Кстати, Кимпуруша буквально означает прародитель Ким. Где живут потомки Кимы, мы хорошо знаем. Наверное это Кришна так шутит  :smilies:

----------


## ЕвгенийК

> Зачем Прабхупаде сравнивать двипы с современными материками, не упоминая, что он говорит об уровнях?


Как же не упоминает? Он прямо говорит, что Америка это патала. Упоминал также, что многие земли непригодны для ариев, значит они ниже, чем Индия. 
_"Цивилизация означает, что они должны проживать в хорошем месте, таком, как Индия."_
И т.д.
Раз место названо хорошим, значит есть и плохое. Разве это не уровни?

Ну и нет же разницы между Вишну в сердце и Вишну снаружи. 

_"Сверкающая, как молния, форма Господа, на которой Дхрува Махараджа, достигший совершенства в йоге, полностью сосредоточил свой ум, внезапно исчезла. Это смутило Дхруву и вывело его из состояния медитации. Но едва он открыл глаза, как увидел, что тот же самый Верховный Господь, которого он только что созерцал в своем сердце, стоит перед ним."_

Если мы будем говорить, что Господь там или сям, мы ошибемся. Он и тут и там. Также и земли, если скажем, что они вот тут, ошибемся, они и по горизонтали, и по уровню, и тут и там.

Если мы видим только Господа в храме, разве мы видим всю истину? Если мы видим его и здесь и там, и в храме, и в сердце, мы ближе к истине. Точно так и с землей. Если будем смотреть только на внешнюю землю, не увидим истинной земли. Мы должны видеть её и здесь и там.

Поэтому да, отчасти это материки, но лишь отчасти. Ведь упомянуто же, что есть видимая, а есть невидимая часть. Как айсберг. Видно только чуть чуть. Прилетели космонавты на луну, но увидели ли они луну? И видим ли мы её с Земли? Нет. Это еще не вся луна. И не всё солнце. И не весь космос.

Именно поэтому, видимая картина отличается от описанной в ведах, что в ведах описано и внешнее и внутреннее, и видимое, и невидимое, и тонкое и грубое. Полное знание. Но мы сейчас смотрим только на видимое, и потом удивляемся, что не совпадает. Видим ли мы всего человека, когда смотрим только на внешнее тело?

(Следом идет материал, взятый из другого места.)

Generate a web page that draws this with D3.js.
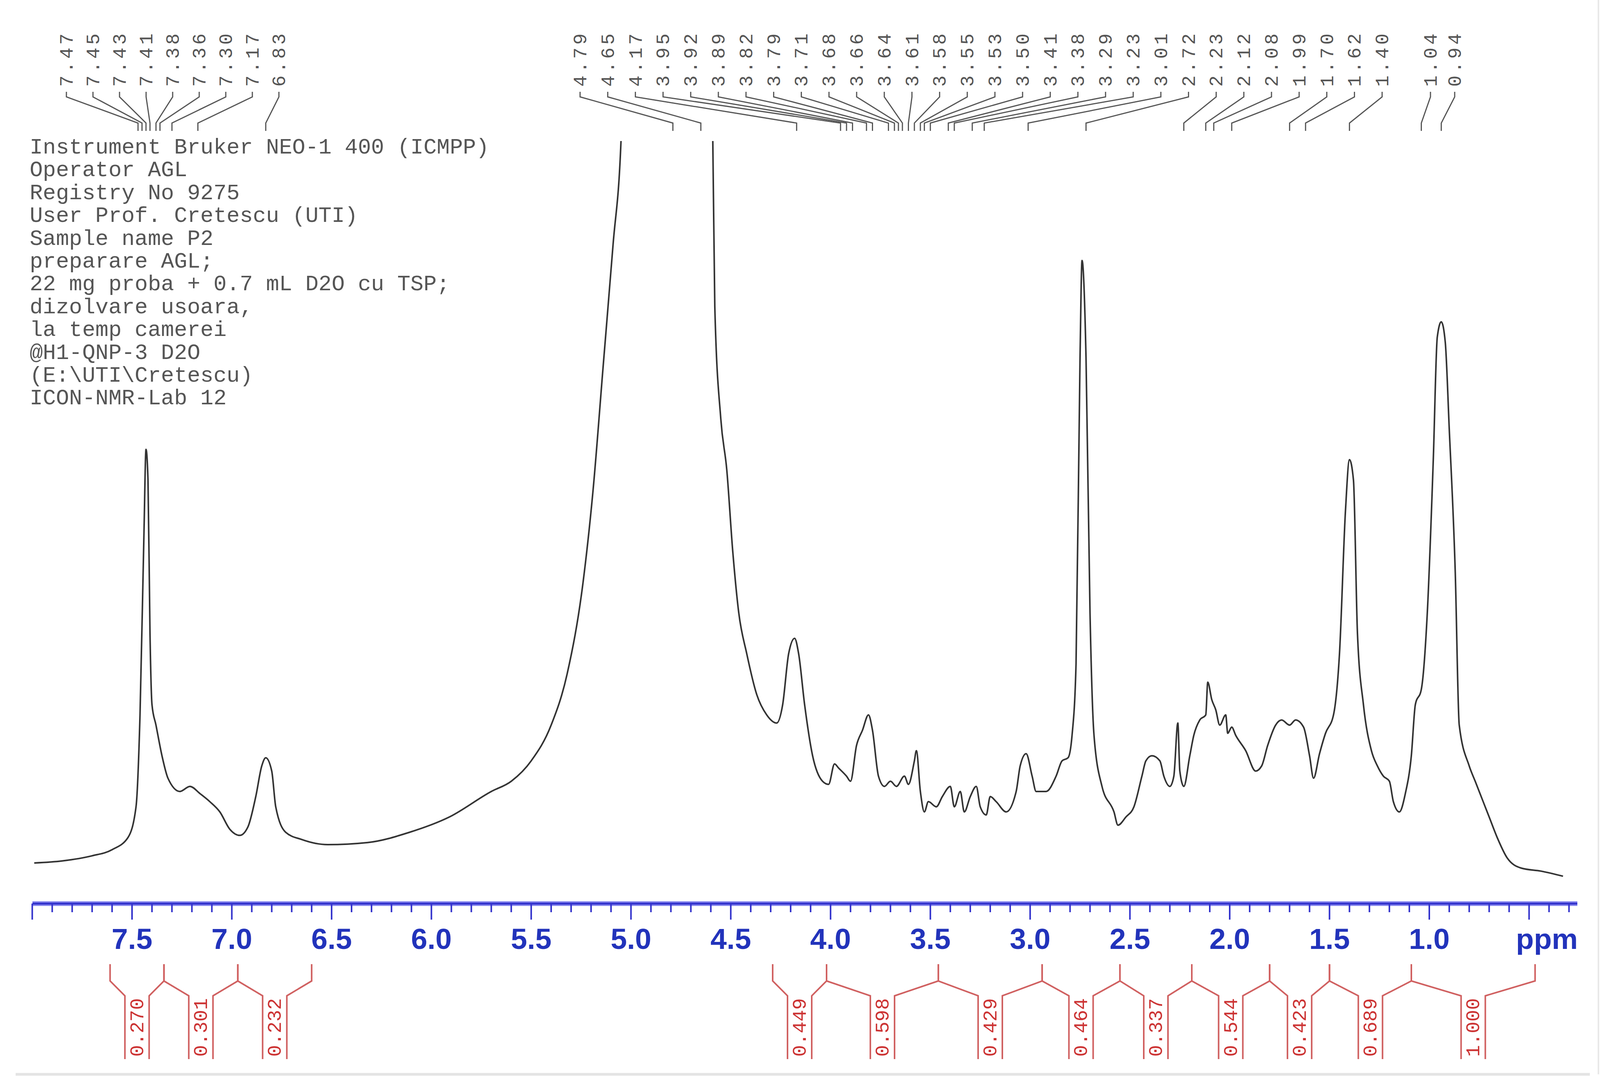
<!DOCTYPE html>
<html><head><meta charset="utf-8">
<script src="https://cdn.jsdelivr.net/npm/d3@7"></script>
<style>body{margin:0;background:#fff}</style></head>
<body><svg id="c" width="4099" height="2785"></svg>
<script>
// spectrum: chemical shift (ppm) and intensity (arbitrary units)
const specPpm = [7.99,7.85,7.70,7.60,7.52,7.48,7.46,7.44,7.43,7.42,7.41,7.40,7.38,7.35,7.32,7.26,7.21,7.16,7.11,7.06,7.01,6.96,6.92,6.88,6.85,6.83,6.80,6.78,6.73,6.65,6.52,6.32,6.11,5.91,5.70,5.60,5.50,5.40,5.32,5.24,5.19,5.14,5.09,5.05,4.99,4.84,4.68,4.59,4.58,4.55,4.52,4.49,4.46,4.42,4.37,4.32,4.27,4.24,4.21,4.18,4.16,4.13,4.09,4.04,4.01,3.98,3.96,3.92,3.90,3.87,3.84,3.81,3.79,3.76,3.73,3.70,3.67,3.63,3.61,3.58,3.57,3.55,3.53,3.51,3.47,3.44,3.40,3.38,3.35,3.33,3.30,3.27,3.25,3.22,3.20,3.17,3.12,3.07,3.05,3.02,2.99,2.97,2.92,2.87,2.84,2.81,2.79,2.77,2.75,2.74,2.72,2.70,2.68,2.64,2.58,2.56,2.52,2.48,2.44,2.42,2.39,2.35,2.33,2.30,2.28,2.26,2.25,2.23,2.20,2.18,2.15,2.12,2.11,2.09,2.07,2.05,2.02,2.01,1.99,1.97,1.92,1.87,1.84,1.81,1.77,1.74,1.70,1.67,1.63,1.60,1.58,1.55,1.52,1.48,1.45,1.42,1.40,1.38,1.36,1.33,1.29,1.26,1.23,1.20,1.18,1.15,1.12,1.09,1.07,1.04,1.01,0.98,0.96,0.94,0.92,0.90,0.87,0.85,0.80,0.77,0.73,0.70,0.66,0.61,0.54,0.44,0.33];
const specInt = [5,7,12,18,30,60,150,330,410,380,230,160,140,110,88,75,80,73,65,55,38,32,40,70,100,108,95,60,35,28,23,25,35,50,75,85,105,140,190,280,370,490,610,712,1200,1500,1200,712,550,440,390,310,250,210,170,150,142,160,210,225,210,160,110,85,82,102,98,90,85,120,135,150,135,90,80,85,80,90,82,105,115,75,55,65,60,70,80,60,75,55,70,80,60,52,70,65,55,75,100,112,90,75,75,90,105,108,130,200,500,595,500,250,130,80,55,42,50,60,90,105,110,105,90,80,90,142,95,80,110,130,145,150,182,165,155,140,150,132,138,130,115,95,100,120,140,145,140,145,138,110,88,112,132,150,210,350,400,380,230,160,115,100,90,85,65,55,73,110,160,175,250,400,520,535,515,430,290,140,100,85,65,50,30,10,0,-3,-8];
// axis ticks
const majorTicks = [7.5,7.0,6.5,6.0,5.5,5.0,4.5,4.0,3.5,3.0,2.5,2.0,1.5,1.0];
const tickLabels = ["7.5","7.0","6.5","6.0","5.5","5.0","4.5","4.0","3.5","3.0","2.5","2.0","1.5","1.0"];
// peak picking labels
const peaksLeft = ["7.47","7.45","7.43","7.41","7.38","7.36","7.30","7.17","6.83"];
const peaksRight = ["4.79","4.65","4.17","3.95","3.92","3.89","3.82","3.79","3.71","3.68","3.66","3.64","3.61","3.58","3.55","3.53","3.50","3.41","3.38","3.29","3.23","3.01","2.72","2.23","2.12","2.08","1.99","1.70","1.62","1.40"];
const peaksFar = ["1.04","0.94"];
// integration regions
const intBoundsLeft = [7.61,7.34,6.97,6.60];
const intValsLeft = ["0.270","0.301","0.232"];
const intBoundsRight = [4.29,4.02,3.46,2.94,2.55,2.19,1.80,1.50,1.09,0.47];
const intValsRight = ["0.449","0.598","0.429","0.464","0.337","0.544","0.423","0.689","1.000"];
const infoLines = ["Instrument Bruker NEO-1 400 (ICMPP)","Operator AGL","Registry No 9275","User Prof. Cretescu (UTI)","Sample name P2","preparare AGL;","22 mg proba + 0.7 mL D2O cu TSP;","dizolvare usoara,","la temp camerei","@H1-QNP-3 D2O","(E:\\UTI\\Cretescu)","ICON-NMR-Lab 12"];

const svg = d3.select("#c");
const x = d3.scaleLinear().domain([7.5,1.0]).range([338,3659]);
const y = d3.scaleLinear().domain([0,712]).range([2222,361]);

svg.append("clipPath").attr("id","clip").append("rect").attr("x",60).attr("y",361).attr("width",4000).attr("height",2000);
const pts = specPpm.map((p,i)=>[p,specInt[i]]);
svg.append("path").attr("clip-path","url(#clip)")
  .attr("d", d3.line().x(d=>x(d[0])).y(d=>y(d[1])).curve(d3.curveMonotoneX)(pts.slice().reverse()))
  .attr("fill","none").attr("stroke","#333").attr("stroke-width",4);

// info text
svg.append("g").selectAll("text").data(infoLines).join("text")
  .attr("x",76).attr("y",(d,i)=>393+i*58.4).text(d=>d)
  .attr("font-family","Liberation Mono, monospace").attr("font-size",56).attr("fill","#555");

// axis
const ax = x.copy().domain([x.invert(83), x.invert(4038)]);
const axis = svg.append("g").attr("transform","translate(0,2313)");
axis.append("line").attr("x1",83).attr("x2",4038).attr("stroke","#8888ee").attr("stroke-width",12);
axis.append("line").attr("x1",83).attr("x2",4038).attr("stroke","#3333cc").attr("stroke-width",5);
const minor = d3.range(0,78).map(i=>+(8.0-i*0.1).toFixed(1)).filter(v=>x(v)<=4040);
axis.selectAll("line.mn").data(minor).join("line").attr("class","mn")
  .attr("x1",d=>x(d)).attr("x2",d=>x(d)).attr("y1",0)
  .attr("y2",d=>Math.abs(d*2-Math.round(d*2))<1e-6?41:22)
  .attr("stroke","#3333cc").attr("stroke-width",4);
axis.selectAll("text").data(majorTicks).join("text")
  .attr("x",d=>x(d)).attr("y",116).attr("text-anchor","middle").text((d,i)=>tickLabels[i])
  .attr("font-family","Liberation Sans Narrow, Arial Narrow, sans-serif").attr("font-weight","bold")
  .attr("font-size",75).attr("fill","#2233bb");
axis.append("text").attr("x",3960).attr("y",116).attr("text-anchor","middle").text("ppm")
  .attr("font-family","Liberation Sans Narrow, Arial Narrow, sans-serif").attr("font-weight","bold")
  .attr("font-size",75).attr("fill","#2233bb");

// peak labels
function peakGroup(labels, xs){
  const g = svg.append("g");
  labels.forEach((lab,i)=>{
    const lx = xs[i], px = x(+lab);
    g.append("text").attr("transform",`translate(${lx+16},222) rotate(-90)`).text(lab)
      .attr("font-family","Liberation Mono, monospace").attr("font-size",48).attr("letter-spacing",7)
      .attr("fill","#555");
    g.append("path").attr("d",`M${lx},235 L${lx},248 L${px},315 L${px},335`)
      .attr("fill","none").attr("stroke","#555").attr("stroke-width",3);
  });
}
peakGroup(peaksLeft, peaksLeft.map((d,i)=>170+i*68));
peakGroup(peaksRight, peaksRight.map((d,i)=>1485+i*70.8));
peakGroup(peaksFar, [3662,3724]);

// integrals
function integrals(bounds, vals){
  const g = svg.append("g");
  vals.forEach((v,i)=>{
    const a = x(bounds[i]), b = x(bounds[i+1]), c=(a+b)/2;
    g.append("path").attr("d",`M${a},2468 L${a},2511 L${c-31},2549 L${c-31},2711 M${b},2468 L${b},2511 L${c+31},2549 L${c+31},2711`)
      .attr("fill","none").attr("stroke","#d06060").attr("stroke-width",4);
    g.append("text").attr("transform",`translate(${c+16},2630) rotate(-90)`).attr("text-anchor","middle").text(v)
      .attr("font-family","Liberation Mono, monospace").attr("font-size",50).attr("fill","#cc3333");
  });
}
integrals(intBoundsLeft, intValsLeft);
integrals(intBoundsRight, intValsRight);

// frame lines
svg.append("line").attr("x1",40).attr("x2",4070).attr("y1",2750).attr("y2",2750).attr("stroke","#e4e4e4").attr("stroke-width",7);
svg.append("line").attr("x1",4092).attr("x2",4092).attr("y1",0).attr("y2",2750).attr("stroke","#e8e8e8").attr("stroke-width",4);
</script></body></html>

Земля превратилась в корову и убегала от махараджа Притху. Это как? Гималаи превратились в корову или как? Это было бы слишком примитивно, рассматривать землю просто как материки, как камни. Это не ведический подход.

----------


## Валентин Шеховцов

> Вот что я нашел по этой теме:
> 
> _Наша Земля семью океанами разделена на семь двип. Центральная двипа, называемая Джамбудвипой, разделена на девять варш (частей) восемью гигантскими горами. Бхарата-Варша — одна из девяти вышеупомянутых варш, и Кетумала тоже относится к их числу. Говорится, что в Кетумала-Варше женщины особенно прекрасны. Эта варша тоже была покорена Арджуной. Описание этой части света приводится в «Махабхарате» (Сабха-парва, 28.6).
> _
> но вопрос в том, как сопоставить эти части земли с известными нам континентами/материками? и как звали царей (или страны, народы) вне Индии. Кто из них был на стороне пандавов, а кто - на стороне кауравов?


В описание Сабха-парвы Пандавы не пересекали океаны для военных походов в Австралию и Америку, хотя ни один материк не провозглашен необитаемым, бедным или с деградировавшим населением. А читая Бхишма-парву, складывается впечатление, что континенты во времена Санджаи были благостными, райскими, невидимыми, непохожими ни на Бхарата-варшу Юдхиштхиры, ни на современные двипы и обладали другими пространственными характеристиками.  

*Бхуми-парва* 

Описание различных двип Дхритараштра сказал: Санджая, ты рассказал мне о Джамбудвипе. Поведай же о ее протяженности и о протяженности охватывающего ее океана. Расскажи также о Шакадвипе, Кушадвипе, Шалмаладвипе и Краунчадвипе, а также, о сын Гавальганы, о Раху, Луне и Солнце. Санджая отвечал: - В мире есть много островов (двип) о царь, же расскажу тебе о семи островах, а также о Луне, Солнце и планете Paxy. О владыка людей, протяженность Джамбудвипы - восемнадцать тысяч шестьсот йоджан. 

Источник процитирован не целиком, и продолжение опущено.